- _Objective_:
Write out the data again exactly, skipping every picture.
________
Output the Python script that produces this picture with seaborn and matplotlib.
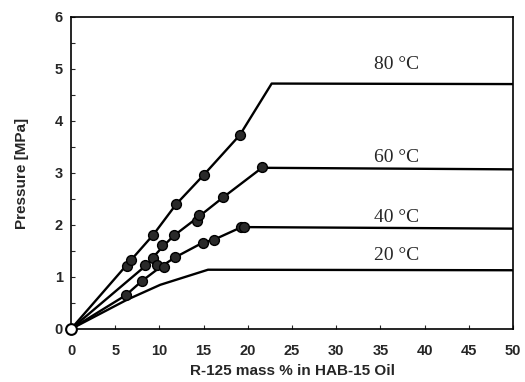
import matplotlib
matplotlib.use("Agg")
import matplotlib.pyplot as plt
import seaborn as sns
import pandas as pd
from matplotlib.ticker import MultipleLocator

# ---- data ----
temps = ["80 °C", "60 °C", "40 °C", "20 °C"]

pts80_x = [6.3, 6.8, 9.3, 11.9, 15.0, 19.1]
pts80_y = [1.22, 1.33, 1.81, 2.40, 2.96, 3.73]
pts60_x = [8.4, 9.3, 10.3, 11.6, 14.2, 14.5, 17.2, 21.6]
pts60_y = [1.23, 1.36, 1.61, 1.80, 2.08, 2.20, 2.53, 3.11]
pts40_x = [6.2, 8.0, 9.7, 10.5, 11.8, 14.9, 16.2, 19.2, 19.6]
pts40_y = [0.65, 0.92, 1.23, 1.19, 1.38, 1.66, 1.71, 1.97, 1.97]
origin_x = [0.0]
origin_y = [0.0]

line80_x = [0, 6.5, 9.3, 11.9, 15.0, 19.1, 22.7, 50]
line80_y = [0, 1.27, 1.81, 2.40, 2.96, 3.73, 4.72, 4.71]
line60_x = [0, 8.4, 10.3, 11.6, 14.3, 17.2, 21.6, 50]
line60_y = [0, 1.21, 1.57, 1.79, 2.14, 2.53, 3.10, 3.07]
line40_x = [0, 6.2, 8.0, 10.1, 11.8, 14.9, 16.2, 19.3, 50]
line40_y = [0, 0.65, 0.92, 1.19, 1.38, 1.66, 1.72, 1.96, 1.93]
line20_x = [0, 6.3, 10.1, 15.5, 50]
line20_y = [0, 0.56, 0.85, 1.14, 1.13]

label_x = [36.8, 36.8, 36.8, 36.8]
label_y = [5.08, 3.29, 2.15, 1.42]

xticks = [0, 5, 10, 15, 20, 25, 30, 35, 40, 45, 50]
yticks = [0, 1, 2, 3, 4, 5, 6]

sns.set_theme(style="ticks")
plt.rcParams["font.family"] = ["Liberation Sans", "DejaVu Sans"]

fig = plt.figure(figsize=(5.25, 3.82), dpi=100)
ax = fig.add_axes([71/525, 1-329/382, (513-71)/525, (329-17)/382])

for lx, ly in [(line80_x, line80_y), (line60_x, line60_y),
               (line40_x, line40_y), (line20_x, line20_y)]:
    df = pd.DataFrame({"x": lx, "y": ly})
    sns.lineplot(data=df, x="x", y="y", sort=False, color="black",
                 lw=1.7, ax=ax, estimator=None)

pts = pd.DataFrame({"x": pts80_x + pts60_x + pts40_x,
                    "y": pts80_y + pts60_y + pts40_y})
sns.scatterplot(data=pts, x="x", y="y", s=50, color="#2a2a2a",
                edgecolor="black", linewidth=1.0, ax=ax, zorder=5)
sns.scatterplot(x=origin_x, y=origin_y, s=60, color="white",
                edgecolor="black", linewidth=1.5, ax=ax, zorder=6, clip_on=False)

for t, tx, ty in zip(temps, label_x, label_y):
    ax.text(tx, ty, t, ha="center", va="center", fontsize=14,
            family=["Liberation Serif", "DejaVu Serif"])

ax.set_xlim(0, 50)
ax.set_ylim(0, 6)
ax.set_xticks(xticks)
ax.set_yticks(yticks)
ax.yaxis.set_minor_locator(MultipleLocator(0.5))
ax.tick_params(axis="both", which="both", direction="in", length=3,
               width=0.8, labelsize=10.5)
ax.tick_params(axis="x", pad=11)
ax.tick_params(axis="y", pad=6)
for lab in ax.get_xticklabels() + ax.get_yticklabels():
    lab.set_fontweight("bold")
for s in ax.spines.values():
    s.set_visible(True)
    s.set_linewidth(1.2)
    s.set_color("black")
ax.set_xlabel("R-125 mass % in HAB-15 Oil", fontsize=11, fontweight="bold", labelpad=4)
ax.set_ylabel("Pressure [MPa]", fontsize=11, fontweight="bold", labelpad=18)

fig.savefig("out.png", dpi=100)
________
- _Solution for this exercise_:
Output the Python script that produces this picture with seaborn and matplotlib.
import matplotlib
matplotlib.use("Agg")
import matplotlib.pyplot as plt
import seaborn as sns
import pandas as pd
from matplotlib.ticker import MultipleLocator

# ---- data ----
temps = ["80 °C", "60 °C", "40 °C", "20 °C"]

pts80_x = [6.3, 6.8, 9.3, 11.9, 15.0, 19.1]
pts80_y = [1.22, 1.33, 1.81, 2.40, 2.96, 3.73]
pts60_x = [8.4, 9.3, 10.3, 11.6, 14.2, 14.5, 17.2, 21.6]
pts60_y = [1.23, 1.36, 1.61, 1.80, 2.08, 2.20, 2.53, 3.11]
pts40_x = [6.2, 8.0, 9.7, 10.5, 11.8, 14.9, 16.2, 19.2, 19.6]
pts40_y = [0.65, 0.92, 1.23, 1.19, 1.38, 1.66, 1.71, 1.97, 1.97]
origin_x = [0.0]
origin_y = [0.0]

line80_x = [0, 6.5, 9.3, 11.9, 15.0, 19.1, 22.7, 50]
line80_y = [0, 1.27, 1.81, 2.40, 2.96, 3.73, 4.72, 4.71]
line60_x = [0, 8.4, 10.3, 11.6, 14.3, 17.2, 21.6, 50]
line60_y = [0, 1.21, 1.57, 1.79, 2.14, 2.53, 3.10, 3.07]
line40_x = [0, 6.2, 8.0, 10.1, 11.8, 14.9, 16.2, 19.3, 50]
line40_y = [0, 0.65, 0.92, 1.19, 1.38, 1.66, 1.72, 1.96, 1.93]
line20_x = [0, 6.3, 10.1, 15.5, 50]
line20_y = [0, 0.56, 0.85, 1.14, 1.13]

label_x = [36.8, 36.8, 36.8, 36.8]
label_y = [5.08, 3.29, 2.15, 1.42]

xticks = [0, 5, 10, 15, 20, 25, 30, 35, 40, 45, 50]
yticks = [0, 1, 2, 3, 4, 5, 6]

sns.set_theme(style="ticks")
plt.rcParams["font.family"] = ["Liberation Sans", "DejaVu Sans"]

fig = plt.figure(figsize=(5.25, 3.82), dpi=100)
ax = fig.add_axes([71/525, 1-329/382, (513-71)/525, (329-17)/382])

for lx, ly in [(line80_x, line80_y), (line60_x, line60_y),
               (line40_x, line40_y), (line20_x, line20_y)]:
    df = pd.DataFrame({"x": lx, "y": ly})
    sns.lineplot(data=df, x="x", y="y", sort=False, color="black",
                 lw=1.7, ax=ax, estimator=None)

pts = pd.DataFrame({"x": pts80_x + pts60_x + pts40_x,
                    "y": pts80_y + pts60_y + pts40_y})
sns.scatterplot(data=pts, x="x", y="y", s=50, color="#2a2a2a",
                edgecolor="black", linewidth=1.0, ax=ax, zorder=5)
sns.scatterplot(x=origin_x, y=origin_y, s=60, color="white",
                edgecolor="black", linewidth=1.5, ax=ax, zorder=6, clip_on=False)

for t, tx, ty in zip(temps, label_x, label_y):
    ax.text(tx, ty, t, ha="center", va="center", fontsize=14,
            family=["Liberation Serif", "DejaVu Serif"])

ax.set_xlim(0, 50)
ax.set_ylim(0, 6)
ax.set_xticks(xticks)
ax.set_yticks(yticks)
ax.yaxis.set_minor_locator(MultipleLocator(0.5))
ax.tick_params(axis="both", which="both", direction="in", length=3,
               width=0.8, labelsize=10.5)
ax.tick_params(axis="x", pad=11)
ax.tick_params(axis="y", pad=6)
for lab in ax.get_xticklabels() + ax.get_yticklabels():
    lab.set_fontweight("bold")
for s in ax.spines.values():
    s.set_visible(True)
    s.set_linewidth(1.2)
    s.set_color("black")
ax.set_xlabel("R-125 mass % in HAB-15 Oil", fontsize=11, fontweight="bold", labelpad=4)
ax.set_ylabel("Pressure [MPa]", fontsize=11, fontweight="bold", labelpad=18)

fig.savefig("out.png", dpi=100)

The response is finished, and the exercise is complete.